Vision transformers have achieved impressive performance in various vision-related tasks, but their vulnerability to backdoor attacks is under-explored. A handful of existing works mainly adapt CNN-oriented backdoor attacks to vision transformers with visible triggers susceptible to state-of-the-art backdoor defenses. In this paper, we propose MEGATRON, a stealthy backdoor attack framework especially targeting vision transformers. The backdoor trigger is processed with masking operations to preserve its effectiveness and concealment as input images are converted into one-dimensional tokens by the transformer model. We discover that training the transformer model with standard backdoor loss functions yields poor attack performance. To address this difficulty, we design two loss terms to improve the attack performance. We propose latent loss to minimize the distance between the backdoored sample and the clean sample of the target label for each layer’s attention. We propose attention diffusion loss to emphasize the importance of the attention diffusion area while reducing the importance of the non-diffusion area during training. We also provide a theoretical analysis that elucidates the rationale behind the attention diffusion loss.

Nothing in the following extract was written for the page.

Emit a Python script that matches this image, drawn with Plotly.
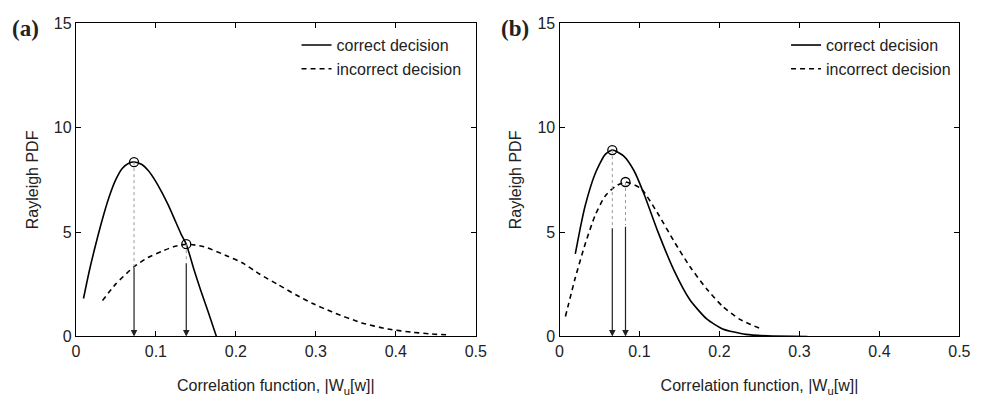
import plotly.graph_objects as go

# ---------------- data ----------------
a_correct_x = [0.0095, 0.0168, 0.025, 0.0333, 0.0415, 0.0497, 0.0579, 0.0661, 0.0727, 0.0825, 0.0907,
               0.099, 0.107, 0.1154, 0.1235, 0.1318, 0.138, 0.148, 0.156, 0.1646, 0.1757]
a_correct_y = [1.82, 3.15, 4.44, 5.64, 6.68, 7.50, 8.05, 8.30, 8.36, 8.24, 7.94,
               7.48, 6.94, 6.30, 5.60, 4.88, 4.42, 3.16, 2.22, 1.27, 0.0]

a_incorrect_x = [0.0333, 0.0497, 0.073, 0.090, 0.107, 0.122, 0.138, 0.160, 0.189, 0.2086, 0.230, 0.253,
                 0.275, 0.296, 0.320, 0.3575, 0.390, 0.419, 0.445, 0.468]
a_incorrect_y = [1.72, 2.51, 3.35, 3.78, 4.07, 4.30, 4.42, 4.30, 3.86, 3.52, 2.98, 2.48,
                 2.00, 1.58, 1.18, 0.65, 0.36, 0.21, 0.12, 0.07]

b_correct_x = [0.0197, 0.026, 0.032, 0.0444, 0.0567, 0.066, 0.080, 0.093, 0.106, 0.122, 0.143, 0.163,
               0.184, 0.204, 0.233, 0.260, 0.310]
b_correct_y = [3.96, 5.20, 6.25, 7.78, 8.70, 8.93, 8.65, 7.95, 6.79, 5.12, 3.18, 1.76,
               0.84, 0.36, 0.10, 0.03, 0.0]

b_incorrect_x = [0.0074, 0.0197, 0.032, 0.0444, 0.0567, 0.069, 0.0825, 0.1018, 0.122, 0.143, 0.163,
                 0.184, 0.204, 0.225, 0.2516]
b_incorrect_y = [0.96, 2.81, 4.42, 5.79, 6.71, 7.17, 7.40, 7.09, 5.95, 4.57, 3.35,
                 2.28, 1.44, 0.83, 0.37]

# peak markers (x, y) and the level where the dotted guide turns into an arrow
a_peak_x = [0.0727, 0.138]
a_peak_y = [8.35, 4.42]
a_break_y = [3.35, 3.58]

b_peak_x = [0.066, 0.0825]
b_peak_y = [8.93, 7.40]
b_break_y = [5.26, 5.33]

x_ticks = [0, 0.1, 0.2, 0.3, 0.4, 0.5]
y_ticks = [0, 5, 10, 15]
legend_names = ["correct decision", "incorrect decision"]
panel_labels = ["(a)", "(b)"]
x_title = "Correlation function, |W<sub>u</sub>[w]|"
y_title = "Rayleigh PDF"

# ---------------- figure ----------------
W, H = 997, 402
FONT = "Liberation Sans, Arial, sans-serif"
FS = 16

fig = go.Figure()

panels = [
    ("x", "y", "legend", a_correct_x, a_correct_y, a_incorrect_x, a_incorrect_y, a_peak_x, a_peak_y, a_break_y),
    ("x2", "y2", "legend2", b_correct_x, b_correct_y, b_incorrect_x, b_incorrect_y, b_peak_x, b_peak_y, b_break_y),
]

for xa, ya, lg, cx, cy, ix, iy, px, py, by in panels:
    fig.add_trace(go.Scatter(x=cx, y=cy, mode="lines", name=legend_names[0],
                             line=dict(color="black", width=1.6, shape="spline", smoothing=0.6),
                             xaxis=xa, yaxis=ya, legend=lg))
    fig.add_trace(go.Scatter(x=ix, y=iy, mode="lines", name=legend_names[1],
                             line=dict(color="black", width=1.6, dash="5px,4px", shape="spline", smoothing=0.6),
                             xaxis=xa, yaxis=ya, legend=lg))
    for k in range(len(px)):
        fig.add_trace(go.Scatter(x=[px[k], px[k]], y=[py[k], by[k]], mode="lines",
                                 line=dict(color="#999999", width=1, dash="dot"),
                                 showlegend=False, hoverinfo="skip", xaxis=xa, yaxis=ya))
        fig.add_annotation(x=px[k], y=0, ax=px[k], ay=by[k], xref=xa, yref=ya,
                           axref=xa, ayref=ya, text="", showarrow=True,
                           arrowhead=2, arrowsize=1.1, arrowwidth=1.2, arrowcolor="#222222")
    fig.add_trace(go.Scatter(x=px, y=py, mode="markers",
                             marker=dict(symbol="circle-open", size=9, color="black",
                                         line=dict(width=1.3, color="black")),
                             showlegend=False, hoverinfo="skip", xaxis=xa, yaxis=ya))


def px2x(p):
    return p / W


def py2y(p):
    return 1 - p / H


ydom = [py2y(343), py2y(16)]
axis_common = dict(showline=True, linecolor="black", linewidth=1.2, mirror="ticks",
                   ticks="inside", ticklen=5, tickcolor="black", showgrid=False,
                   zeroline=False, tickfont=dict(family=FONT, size=FS, color="#222"))
xt = dict(text=x_title, font=dict(family=FONT, size=FS, color="#222"), standoff=21)
yt = dict(text=y_title, font=dict(family=FONT, size=FS, color="#222"), standoff=11)

fig.update_layout(
    width=W, height=H, margin=dict(l=0, r=0, t=0, b=0),
    paper_bgcolor="white", plot_bgcolor="white",
    font=dict(family=FONT, color="#222"),
    xaxis=dict(domain=[px2x(73), px2x(479)], range=[0, 0.5], tickvals=x_ticks, title=xt,
               anchor="y", **axis_common),
    yaxis=dict(domain=ydom, range=[0, 15], tickvals=y_ticks, title=yt, anchor="x", **axis_common),
    xaxis2=dict(domain=[px2x(564), px2x(970)], range=[0, 0.5], tickvals=x_ticks, title=xt,
                anchor="y2", **axis_common),
    yaxis2=dict(domain=ydom, range=[0, 15], tickvals=y_ticks, title=yt, anchor="x2", **axis_common),
    legend=dict(x=px2x(297), y=py2y(21), xanchor="left", yanchor="top",
                bgcolor="rgba(0,0,0,0)", itemwidth=30,
                font=dict(family=FONT, size=FS, color="#222"), tracegroupgap=0),
    legend2=dict(x=px2x(794), y=py2y(21), xanchor="left", yanchor="top",
                 bgcolor="rgba(0,0,0,0)", itemwidth=30,
                 font=dict(family=FONT, size=FS, color="#222"), tracegroupgap=0),
    showlegend=True,
)

for lab, xp in zip(panel_labels, [6, 503]):
    fig.add_annotation(text="<b>" + lab + "</b>", x=px2x(xp), y=py2y(6), xref="paper", yref="paper",
                       xanchor="left", yanchor="top", showarrow=False,
                       font=dict(family="Liberation Serif, Times New Roman, serif", size=23, color="#222"))

fig.write_html("out.html")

Extensive experiments on CIFAR-10, GTSRB, CIFAR-100, and Tiny ImageNet demonstrate that MEGATRON outperforms state-of-the-art vision transformer backdoor attacks. With a trigger as small as 4 pixels, MEGATRON is able to realize a 100% attack success rate. Furthermore, MEGATRON achieves better evasiveness than baselines in terms of both human visual inspection and defense strategies. We will open-source our codes upon publication.